Your output must be the lines below from the line containing "Output the Python" to the line containing "import plotly.graph_objects as go", both lines included, reproduced exactly and without pictures.

Plotting code records

□ □ □

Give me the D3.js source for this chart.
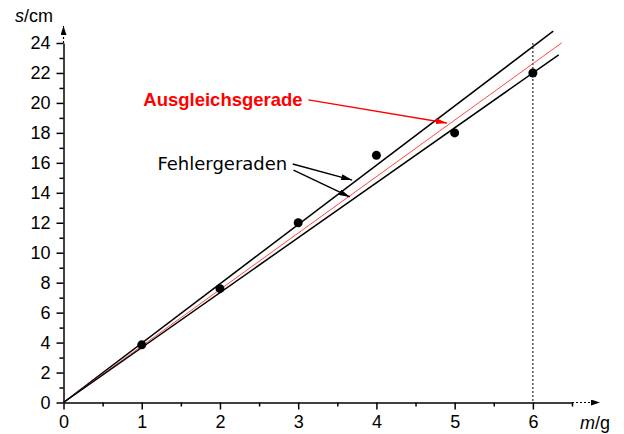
<!DOCTYPE html>
<html>
<head>
<meta charset="utf-8">
<script src="https://cdn.jsdelivr.net/npm/d3@7"></script>
<style>
  html, body { margin: 0; padding: 0; background: #fff; }
  svg { display: block; }
</style>
</head>
<body>
<svg id="chart" width="624" height="434" font-family="Liberation Sans, Arial, sans-serif"></svg>
<script>
// Messwerte: Masse m in g, Auslenkung s in cm
const masses = [1, 2, 3, 4, 5, 6];
const lengths = [3.85, 7.6, 12.0, 16.5, 18.0, 22.0];

// Geraden durch den Ursprung: Steigung (cm/g) und Endpunkt in m
const lineNames = ["upper", "fit", "lower"];
const lineSlopes = [3.96, 3.77, 3.667];
const lineEnds = [6.26, 6.37, 6.33];

const xTicks = [0, 1, 2, 3, 4, 5, 6];
const xMinor = [0.5, 1.5, 2.5, 3.5, 4.5, 5.5, 6.5];
const yTicks = [0, 2, 4, 6, 8, 10, 12, 14, 16, 18, 20, 22, 24];
const yMinor = [1, 3, 5, 7, 9, 11, 13, 15, 17, 19, 21, 23];

// Beschriftungen (Position in Datenkoordinaten)
const labelTexts = ["Ausgleichsgerade", "Fehlergeraden"];
const labelPos = [[1.02, 19.8], [1.2, 15.5]];
const arrowFrom = [[3.13, 20.2], [2.93, 15.92], [2.94, 15.52]];
const arrowTo = [[4.9, 18.66], [3.69, 14.85], [3.66, 13.72]];
const arrowColors = ["#ff0000", "#000", "#000"];

const svg = d3.select("#chart");

const x = d3.scaleLinear().domain([0, 6.5]).range([63.5, 572]);
const y = d3.scaleLinear().domain([0, 24]).range([402.5, 43]);

// Pfeilspitzen
const defs = svg.append("defs");
function marker(id, color, w, h) {
  defs.append("marker")
    .attr("id", id)
    .attr("viewBox", `0 0 ${w} ${h}`)
    .attr("refX", w).attr("refY", h / 2)
    .attr("markerWidth", w).attr("markerHeight", h)
    .attr("markerUnits", "userSpaceOnUse")
    .attr("orient", "auto")
    .append("path")
    .attr("d", `M0,0L${w},${h / 2}L0,${h}Z`)
    .attr("fill", color);
}
marker("ah-red", "#ff0000", 11, 6);
marker("ah-black", "#000", 11, 6);
marker("ah-axis", "#000", 9, 6);

// x-Achse
const gx = svg.append("g").attr("transform", `translate(0,${y(0)})`);
gx.call(d3.axisBottom(x).tickValues(xTicks).tickSize(7).tickSizeOuter(0).tickPadding(6)
    .tickFormat(d3.format("d")));
gx.append("g").call(d3.axisBottom(x).tickValues(xMinor).tickSize(4).tickFormat(""))
  .select(".domain").remove();
gx.selectAll("path, line").attr("stroke", "#000").attr("stroke-width", 1.5);
gx.selectAll("text").attr("font-size", 18).attr("fill", "#000")
  .attr("font-family", "Liberation Sans, Arial, sans-serif");

// y-Achse
const gy = svg.append("g").attr("transform", `translate(${x(0)},0)`);
gy.call(d3.axisLeft(y).tickValues(yTicks).tickSize(7).tickSizeOuter(0).tickPadding(6)
    .tickFormat(d3.format("d")));
gy.append("g").call(d3.axisLeft(y).tickValues(yMinor).tickSize(4).tickFormat(""))
  .select(".domain").remove();
gy.selectAll("path, line").attr("stroke", "#000").attr("stroke-width", 1.5);
gy.selectAll("text").attr("font-size", 18).attr("fill", "#000")
  .attr("font-family", "Liberation Sans, Arial, sans-serif");

// Achsenverlängerungen mit Pfeil
svg.append("line")
  .attr("x1", x(6.5)).attr("y1", y(0)).attr("x2", x(6.5) + 28).attr("y2", y(0))
  .attr("stroke", "#000").attr("stroke-width", 1.2).attr("stroke-dasharray", "2,2")
  .attr("marker-end", "url(#ah-axis)");
svg.append("line")
  .attr("x1", x(0)).attr("y1", y(24)).attr("x2", x(0)).attr("y2", y(24) - 17)
  .attr("stroke", "#000").attr("stroke-width", 1.2).attr("stroke-dasharray", "2,2")
  .attr("marker-end", "url(#ah-axis)");

// Achsenbeschriftungen
const sLab = svg.append("text").attr("x", 15).attr("y", 22).attr("font-size", 18);
sLab.append("tspan").attr("font-style", "italic").text("s");
sLab.append("tspan").text("/cm");
const mLab = svg.append("text").attr("x", 580).attr("y", 429).attr("font-size", 18);
mLab.append("tspan").attr("font-style", "italic").text("m");
mLab.append("tspan").text("/g");

// senkrechte Hilfslinie bei m = 6 g
svg.append("line")
  .attr("x1", x(6)).attr("x2", x(6)).attr("y1", y(24)).attr("y2", y(0))
  .attr("stroke", "#000").attr("stroke-width", 1).attr("stroke-dasharray", "2,2");

// Geraden
const lineData = lineNames.map((n, i) => ({ name: n, slope: lineSlopes[i], end: lineEnds[i] }));
svg.append("g").selectAll("line").data(lineData).join("line")
  .attr("x1", x(0)).attr("y1", y(0))
  .attr("x2", d => x(d.end)).attr("y2", d => y(d.slope * d.end))
  .attr("stroke", d => d.name === "fit" ? "#ff3333" : "#000")
  .attr("stroke-width", d => d.name === "fit" ? 0.9 : 1.5);

// Messpunkte
svg.append("g").selectAll("circle").data(masses).join("circle")
  .attr("cx", d => x(d)).attr("cy", (d, i) => y(lengths[i]))
  .attr("r", 4.5).attr("fill", "#000");

// Hinweispfeile
svg.append("g").selectAll("line").data(arrowFrom).join("line")
  .attr("x1", d => x(d[0])).attr("y1", d => y(d[1]))
  .attr("x2", (d, i) => x(arrowTo[i][0])).attr("y2", (d, i) => y(arrowTo[i][1]))
  .attr("stroke", (d, i) => arrowColors[i]).attr("stroke-width", 1.4)
  .attr("marker-end", (d, i) => i === 0 ? "url(#ah-red)" : "url(#ah-black)");

// Texte
svg.append("text")
  .attr("x", x(labelPos[0][0])).attr("y", y(labelPos[0][1]))
  .attr("font-size", 18.5).attr("font-weight", "bold").attr("fill", "#ff0000")
  .text(labelTexts[0]);
svg.append("text")
  .attr("x", x(labelPos[1][0])).attr("y", y(labelPos[1][1]))
  .attr("font-family", "DejaVu Sans").attr("font-size", 18).attr("fill", "#000")
  .text(labelTexts[1]);
</script>
</body>
</html>
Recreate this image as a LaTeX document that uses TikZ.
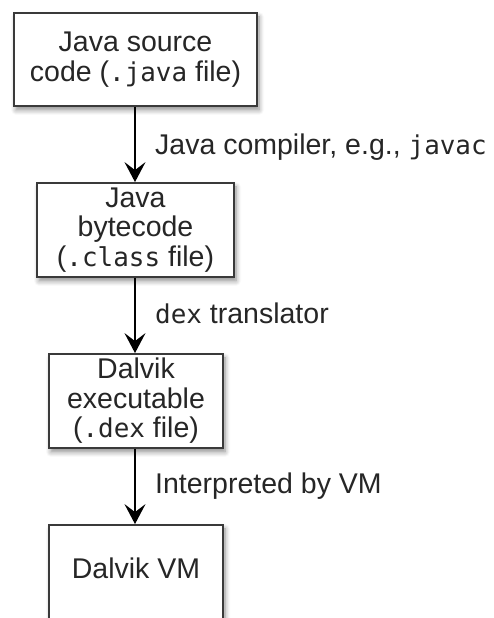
\documentclass[tikz,border=0pt]{standalone}
\usepackage{fontspec}
\setmainfont{Liberation Sans}
\setmonofont{DejaVu Sans Mono}[Scale=0.91]
\usetikzlibrary{arrows.meta,shadows.blur}
\definecolor{txt}{HTML}{262626}
\definecolor{bord}{HTML}{3A3A3A}
\tikzset{
  boxnode/.style={draw=bord, line width=1.8pt, fill=white, align=center, text=txt,
    font=\fontsize{28.5}{29.5}\selectfont, inner sep=0pt,
    blur shadow={shadow xshift=2pt, shadow yshift=-4pt, shadow blur steps=6, shadow blur radius=5pt, shadow opacity=45}},
  boxtext/.style={text=txt, font=\fontsize{28.5}{29.5}\selectfont, inner sep=0pt},
  arr/.style={line width=1.3pt, draw=black, -{Stealth[length=20pt, width=21pt, inset=8pt]}},
  lbl/.style={anchor=base west, text=txt, font=\fontsize{28.5}{30}\selectfont, inner sep=0pt}
}
\begin{document}
\begin{tikzpicture}[x=1pt,y=1pt]
\useasboundingbox (0,0) rectangle (494,618);
\node[boxnode, minimum width=243pt, minimum height=93pt] (a) at (135.5,558.5) {Java source\\code (\texttt{.java} file)};
\node[boxnode, minimum width=197pt, minimum height=94pt] (b) at (135.5,388) {Java\\bytecode\\(\texttt{.class} file)};
\node[boxnode, minimum width=174pt, minimum height=94pt] (c) at (136,217) {Dalvik\\executable\\(\texttt{.dex} file)};
\node[boxnode, minimum width=174pt, minimum height=100pt] (d) at (136,43) {};
\node[boxtext, anchor=base] (dt) at (136,39) {Dalvik VM};
\draw[arr] (a.south -| 135,0) -- (b.north -| 135,0);
\draw[arr] (b.south -| 135,0) -- (c.north -| 135,0);
\draw[arr] (c.south -| 135,0) -- (d.north -| 135,0);
\node[lbl] (la) at (155,463) {Java compiler, e.g., \texttt{javac}};
\node[lbl] (lb) at (155,294) {\texttt{dex} translator};
\node[lbl] (lc) at (155,124) {Interpreted by VM};
\end{tikzpicture}
\end{document}
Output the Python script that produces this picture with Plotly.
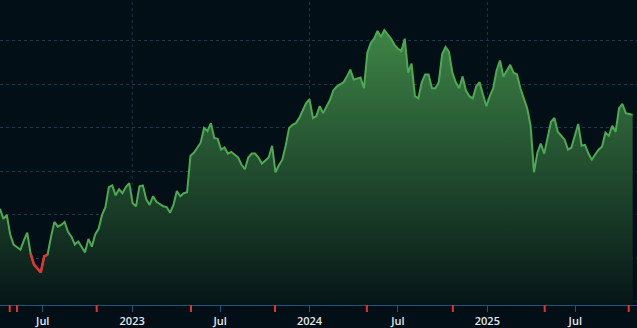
import pandas as pd
import plotly.graph_objects as go

start_date = "2022-04-04"
prices = [
    31.4, 29.1, 30.0, 25.5, 23.2, 22.7, 22.0, 24.1, 25.9, 21.1,
    18.6, 17.7, 16.8, 20.5, 20.9, 25.0, 28.4, 27.3, 27.7, 28.4,
    26.1, 25.0, 23.2, 23.9, 22.7, 21.4, 24.5, 22.7, 25.5, 26.8,
    30.0, 31.8, 36.4, 36.8, 34.5, 35.9, 35.0, 36.4, 37.3, 32.7,
    32.0, 36.6, 36.8, 33.6, 32.3, 34.3, 33.0, 32.5, 32.0, 31.8,
    30.5, 32.3, 35.5, 34.3, 35.0, 35.2, 43.6, 44.3, 45.5, 46.6,
    50.0, 49.3, 51.1, 47.7, 47.5, 45.0, 45.5, 44.1, 44.5, 43.9,
    43.2, 41.6, 40.5, 43.2, 44.1, 44.1, 43.2, 41.8, 42.5, 43.2,
    45.9, 39.8, 41.4, 42.7, 45.9, 50.0, 50.7, 51.1, 52.3, 54.1,
    55.7, 56.6, 52.3, 52.7, 55.0, 53.4, 55.0, 56.4, 58.6, 59.5,
    60.0, 60.5, 61.8, 63.4, 61.1, 61.4, 61.6, 59.1, 67.3, 69.5,
    70.5, 72.3, 70.9, 72.5, 71.4, 70.5, 69.1, 68.2, 67.7, 70.5,
    62.7, 64.8, 57.3, 56.8, 60.5, 62.3, 62.3, 59.1, 59.1, 60.5,
    67.0, 68.6, 67.5, 62.7, 60.5, 59.1, 61.8, 58.6, 57.3, 56.8,
    59.5, 60.5, 57.7, 55.0, 57.3, 59.1, 63.2, 65.5, 61.8, 63.0,
    64.5, 62.7, 62.3, 59.1, 56.8, 54.5, 50.5, 39.8, 44.3, 46.4,
    44.1, 47.7, 51.4, 52.3, 49.1, 48.2, 47.3, 45.0, 45.5, 48.2,
    50.9, 45.9, 46.1, 44.1, 42.7, 43.9, 45.0, 45.7, 48.9, 48.2,
    50.5, 49.1, 54.5, 55.5, 53.4, 53.2, 53.0,
]
dividend_dates = [
    "2022-04-24", "2022-05-09", "2022-10-20", "2023-05-02", "2023-10-22",
    "2024-04-28", "2024-10-22", "2025-04-29", "2025-10-19",
]
tick_dates = ["2022-07-01", "2023-01-01", "2023-07-01", "2024-01-01",
              "2024-07-01", "2025-01-01", "2025-07-01"]
tick_labels = ["Jul", "2023", "Jul", "2024", "Jul", "2025", "Jul"]
year_dates = ["2023-01-01", "2024-01-01", "2025-01-01"]
low_threshold = 21.2

dates = pd.date_range(start_date, periods=len(prices), freq="7D")

BG = "#020f17"
GREEN = "#4caa52"
RED = "#e03434"
GRID = "#133a4e"
AXIS = "#1c5577"

fig = go.Figure()
fig.add_trace(go.Scatter(
    x=dates, y=prices, mode="lines",
    line=dict(color=GREEN, width=2),
    fill="tozeroy",
    fillgradient=dict(type="vertical", start=9.3, stop=72.5,
                      colorscale=[[0, "rgba(5,20,22,1)"], [1, "rgba(62,132,70,1)"]]),
    hoverinfo="skip", showlegend=False,
))
red_y = [p if p < low_threshold else None for p in prices]
fig.add_trace(go.Scatter(
    x=dates, y=red_y, mode="lines",
    line=dict(color=RED, width=2.5),
    connectgaps=False, hoverinfo="skip", showlegend=False,
))

shapes = []
for d in year_dates:
    shapes.append(dict(type="line", xref="x", yref="paper", x0=d, x1=d, y0=0, y1=1,
                       line=dict(color=GRID, width=1, dash="dot"), layer="below"))
for d in dividend_dates:
    shapes.append(dict(type="line", xref="x", yref="paper", x0=d, x1=d,
                       ysizemode="pixel", yanchor=0, y0=-7, y1=0,
                       line=dict(color=RED, width=2)))

fig.update_layout(
    width=637, height=328,
    margin=dict(l=0, r=0, t=0, b=19),
    paper_bgcolor=BG, plot_bgcolor=BG,
    shapes=shapes,
    xaxis=dict(
        range=["2022-04-04", "2025-11-05"],
        tickvals=tick_dates, ticktext=tick_labels,
        showgrid=False, zeroline=False,
        showline=True, linecolor=AXIS, linewidth=1,
        ticks="outside", ticklen=6, tickcolor=AXIS, tickwidth=1,
        tickfont=dict(family="Open Sans", size=11, color="#e3e9ee", weight=600),
    ),
    yaxis=dict(
        range=[9.3, 79.4], dtick=10, tick0=0,
        showgrid=True, gridcolor=GRID, griddash="dot", gridwidth=1,
        zeroline=False, showticklabels=False, showline=False,
    ),
)

fig.write_html("out.html")
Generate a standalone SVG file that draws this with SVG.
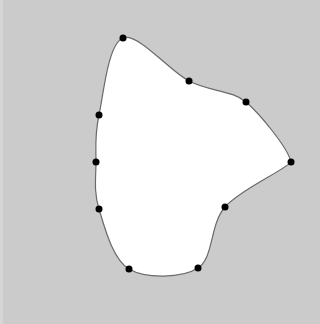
<svg xmlns="http://www.w3.org/2000/svg" width="320" height="324" viewBox="0 0 320 324">
<style>
.shape{fill:#fff;stroke:#6a6a6a;stroke-width:1.2}
.pt{fill:#000}
</style>
<rect x="0" y="0" width="320" height="324" fill="#cbcbcb"/>
<rect x="0" y="0" width="3" height="324" fill="#d6d6d6"/>
<g id="connectors">
<path class="shape" d="M123,38 C138,32.3 168.5,70.3 189,81 C209.5,91.7 232,90 246,102 C260,114 288,148 291,162 C285,170 240.5,189.3 225,207 C209.5,224.7 214,257.7 198,268 C182,278.3 145.5,278.8 129,269 C112.5,259.2 104.5,226.8 99,209 C93.5,191.2 96,177.7 96,162 C96,146.3 94.5,135.7 99,115 C103.5,94.3 108,43.7 123,38 Z"/>
</g>
<g id="p0"><circle class="pt" cx="123" cy="38" r="3.5"/></g>
<g id="p1"><circle class="pt" cx="189" cy="81" r="3.5"/></g>
<g id="p2"><circle class="pt" cx="246" cy="102" r="3.5"/></g>
<g id="p3"><circle class="pt" cx="291" cy="162" r="3.5"/></g>
<g id="p4"><circle class="pt" cx="225" cy="207" r="3.5"/></g>
<g id="p5"><circle class="pt" cx="198" cy="268" r="3.5"/></g>
<g id="p6"><circle class="pt" cx="129" cy="269" r="3.5"/></g>
<g id="p7"><circle class="pt" cx="99" cy="209" r="3.5"/></g>
<g id="p8"><circle class="pt" cx="96" cy="162" r="3.5"/></g>
<g id="p9"><circle class="pt" cx="99" cy="115" r="3.5"/></g>
</svg>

□ □ □

▸ Correct response
Output the Python script that produces this picture with Plotly.
import pandas as pd
import plotly.graph_objects as go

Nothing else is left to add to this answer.